Basic XPath Expressions for Empty Elements

Selecting Completely Empty Elements

To select elements that are completely empty (no text content, no child elements):

//div[not(node())]

This expression selects all <div> elements that have no child nodes whatsoever.

Selecting Elements with No Text Content

To select elements that have no text content (but may have child elements):

//div[not(text())]

Selecting Elements with Empty or Whitespace-Only Text

The most common requirement is to select elements that are either empty or contain only whitespace.
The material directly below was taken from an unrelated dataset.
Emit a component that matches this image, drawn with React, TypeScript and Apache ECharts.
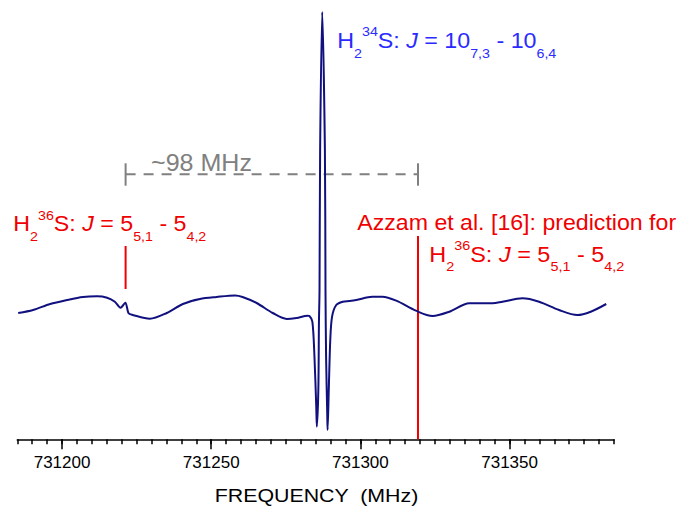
import React, { useEffect, useRef } from "react";
import * as echarts from "echarts";

// Spectrum trace (frequency in MHz, intensity arb. units)
const FREQ = [
  731185.3, 731190.3, 731196.0, 731201.7, 731207.0, 731211.7, 731215.1, 731217.7, 731219.6, 731221.2,
  731222.3, 731223.7, 731229.4, 731235.1, 731240.5, 731246.2, 731251.8, 731258.0, 731260.5, 731265.2,
  731270.6, 731275.3, 731278.6, 731282.3, 731282.9, 731283.9, 731284.6, 731285.2, 731285.4, 731285.9,
  731286.1, 731286.3, 731286.5, 731287.2, 731288.1, 731288.3, 731288.5, 731288.9, 731289.0, 731289.4,
  731289.9, 731290.5, 731291.9, 731294.1, 731296.3, 731298.6, 731304.0, 731307.4, 731312.0, 731318.6,
  731324.2, 731329.8, 731336.5, 731344.3, 731347.6, 731354.3, 731359.9, 731366.6, 731372.7, 731377.2,
  731382.4,
];
const INTENSITY = [
  0.0, 0.03, 0.09, 0.13, 0.16, 0.167, 0.153, 0.113, 0.053, 0.103,
  -0.003, -0.02, -0.057, 0.0, 0.09, 0.14, 0.16, 0.175, 0.16, 0.1,
  0.0, -0.06, -0.05, -0.027, -0.03, -0.087, -0.437, -0.937, -1.137, -0.77,
  -0.1, 0.23, 1.63, 3.01, 1.63, 0.23, -0.437, -1.037, -1.17, -0.77,
  -0.27, -0.037, 0.08, 0.113, 0.12, 0.13, 0.163, 0.163, 0.123, 0.023,
  -0.03, 0.013, 0.097, 0.097, 0.113, 0.147, 0.113, 0.03, -0.02, 0.013,
  0.09,
];

const X_MIN = 731185;
const X_MAX = 731385;
const Y_MIN = -1.263;
const Y_MAX = 3.13;
const MINOR_TICKS = Array.from({ length: 41 }, (_, i) => X_MIN + i * 5);
const MAJOR_TICKS = [731200, 731250, 731300, 731350];

// Markers
const OBSERVED_36S = 731221.3; // observed H2 36S line
const PREDICTED_36S = 731319.3; // Azzam et al. prediction
const MARK_OBS_Y = [0.24, 0.67];
const MARK_PRED_Y = [Y_MIN, 0.77];
const BRACKET_Y = 1.387;
const BRACKET_CAP = [1.273, 1.497];

const FONT = '"Liberation Sans", Arial, sans-serif';
const BIG = 22;
const SMALL = 13.5;

type Tok = [string, "n" | "it" | "sub" | "sup"];

const LABEL_34S: Tok[] = [
  ["H", "n"], ["2", "sub"], ["34", "sup"], ["S: ", "n"], ["J", "it"], [" = 10", "n"],
  ["7,3", "sub"], [" - 10", "n"], ["6,4", "sub"],
];
const LABEL_36S: Tok[] = [
  ["H", "n"], ["2", "sub"], ["36", "sup"], ["S: ", "n"], ["J", "it"], [" = 5", "n"],
  ["5,1", "sub"], [" - 5", "n"], ["4,2", "sub"],
];

let ctx: CanvasRenderingContext2D | null = null;
function measure(text: string, font: string) {
  if (!ctx) ctx = document.createElement("canvas").getContext("2d");
  ctx!.font = font;
  return ctx!.measureText(text).width;
}

function richLabel(tokens: Tok[], x0: number, baseline: number, color: string, targetWidth: number) {
  let x = 0;
  const els: any[] = [];
  for (const [txt, kind] of tokens) {
    const size = kind === "sub" || kind === "sup" ? SMALL : BIG;
    const italic = kind === "it";
    const off = kind === "sub" ? 9.5 : kind === "sup" ? -12 : 0;
    const font = `${italic ? "italic " : ""}${size}px ${FONT}`;
    els.push({
      type: "text",
      x,
      y: off - 0.3465 * size,
      silent: true,
      style: {
        text: txt,
        fill: color,
        font,
        textAlign: "left",
        textVerticalAlign: "middle",
        verticalAlign: "middle",
      },
    });
    x += measure(txt, font);
  }
  return { type: "group", x: x0, y: baseline, scaleX: targetWidth / x, silent: true, children: els };
}

function plainText(
  text: string, x: number, baseline: number, size: number, color: string, targetWidth: number, align = "left"
) {
  const font = `${size}px ${FONT}`;
  const w = measure(text, font);
  return {
    type: "text",
    x,
    y: baseline - 0.3465 * size,
    scaleX: targetWidth / w,
    silent: true,
    style: {
      text,
      fill: color,
      font,
      textAlign: align,
      textVerticalAlign: "middle",
      verticalAlign: "middle",
    },
  };
}

export default function App() {
  const ref = useRef<HTMLDivElement>(null);
  useEffect(() => {
    if (!ref.current) return;
    const chart = echarts.init(ref.current, null, { renderer: "svg" });
    const RED = "#f00000";
    const BLUE = "#2b2bff";
    const GREY = "#808080";
    const data = FREQ.map((f, i) => [f, INTENSITY[i]]);
    const vline = (x: number, ys: number[], color: string, width: number) => ({
      type: "line",
      xAxisIndex: 0,
      yAxisIndex: 0,
      data: [[x, ys[0]], [x, ys[1]]],
      showSymbol: false,
      silent: true,
      lineStyle: { color, width },
      z: 3,
    });
    chart.setOption({
      animation: false,
      backgroundColor: "#ffffff",
      grid: { left: 17.3, right: 70, top: 0, bottom: 66.7, containLabel: false, outerBoundsMode: "none" },
      xAxis: [
        {
          type: "value",
          min: X_MIN,
          max: X_MAX,
          position: "bottom",
          axisLine: { show: true, onZero: false, lineStyle: { color: "#000", width: 1.6 } },
          axisTick: { show: true, customValues: MINOR_TICKS, length: 5, lineStyle: { color: "#000", width: 1.5 } },
          axisLabel: {
            show: true,
            customValues: MAJOR_TICKS,
            margin: 14.5,
            color: "#000",
            fontSize: 17,
            fontFamily: FONT,
            formatter: (v: number) => String(v),
          },
          splitLine: { show: false },
        },
        {
          type: "value",
          min: X_MIN,
          max: X_MAX,
          position: "bottom",
          axisLine: { show: false, onZero: false },
          axisTick: { show: true, customValues: MAJOR_TICKS, length: 10, lineStyle: { color: "#000", width: 1.5 } },
          axisLabel: { show: false, customValues: MAJOR_TICKS },
          splitLine: { show: false },
        },
      ],
      yAxis: { type: "value", min: Y_MIN, max: Y_MAX, show: false, splitLine: { show: false } },
      series: [
        {
          type: "line",
          data,
          showSymbol: false,
          smooth: 0.3,
          silent: true,
          lineStyle: { color: "#10107f", width: 2 },
          z: 4,
        },
        vline(OBSERVED_36S, MARK_OBS_Y, RED, 2),
        vline(PREDICTED_36S, MARK_PRED_Y, RED, 2),
        {
          type: "line",
          data: [[OBSERVED_36S, BRACKET_Y], [PREDICTED_36S, BRACKET_Y]],
          showSymbol: false,
          silent: true,
          lineStyle: { color: GREY, width: 2, type: [10, 8] },
          z: 2,
        },
        vline(OBSERVED_36S, BRACKET_CAP, GREY, 2),
        vline(PREDICTED_36S, BRACKET_CAP, GREY, 2),
      ],
      graphic: [
        richLabel(LABEL_34S, 337.3, 48.3, BLUE, 219),
        richLabel(LABEL_36S, 13.3, 231.7, RED, 193),
        plainText("Azzam et al. [16]: prediction for", 357.3, 230, BIG, RED, 319),
        richLabel(LABEL_36S, 429.3, 261.7, RED, 195),
        plainText("~98 MHz", 151, 170.7, 23, GREY, 101),
        plainText("FREQUENCY  (MHz)", 316.5, 501.7, 19, "#000", 204, "center"),
      ],
    });
    return () => chart.dispose();
  }, []);
  return (
    <div
      ref={ref}
      style={{ position: "fixed", left: 0, top: 0, width: 684, height: 506, background: "#fff" }}
    />
  );
}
Use the normalize-space() function:

//div[normalize-space(.) = '']

The normalize-space() function removes leading and trailing whitespace and collapses internal whitespace sequences into single spaces.

Advanced XPath Techniques

Combining Multiple Conditions

You can combine conditions to be more specific about what constitutes "empty":

//div[not(node()) or normalize-space(.) = '']

This selects <div> elements that are either completely empty or contain only whitespace.

Excluding Specific Child Elements

Sometimes you want to consider elements empty even if they contain certain child elements like <br> tags:

//div[not(*[not(self::br)]) and normalize-space(.) = '']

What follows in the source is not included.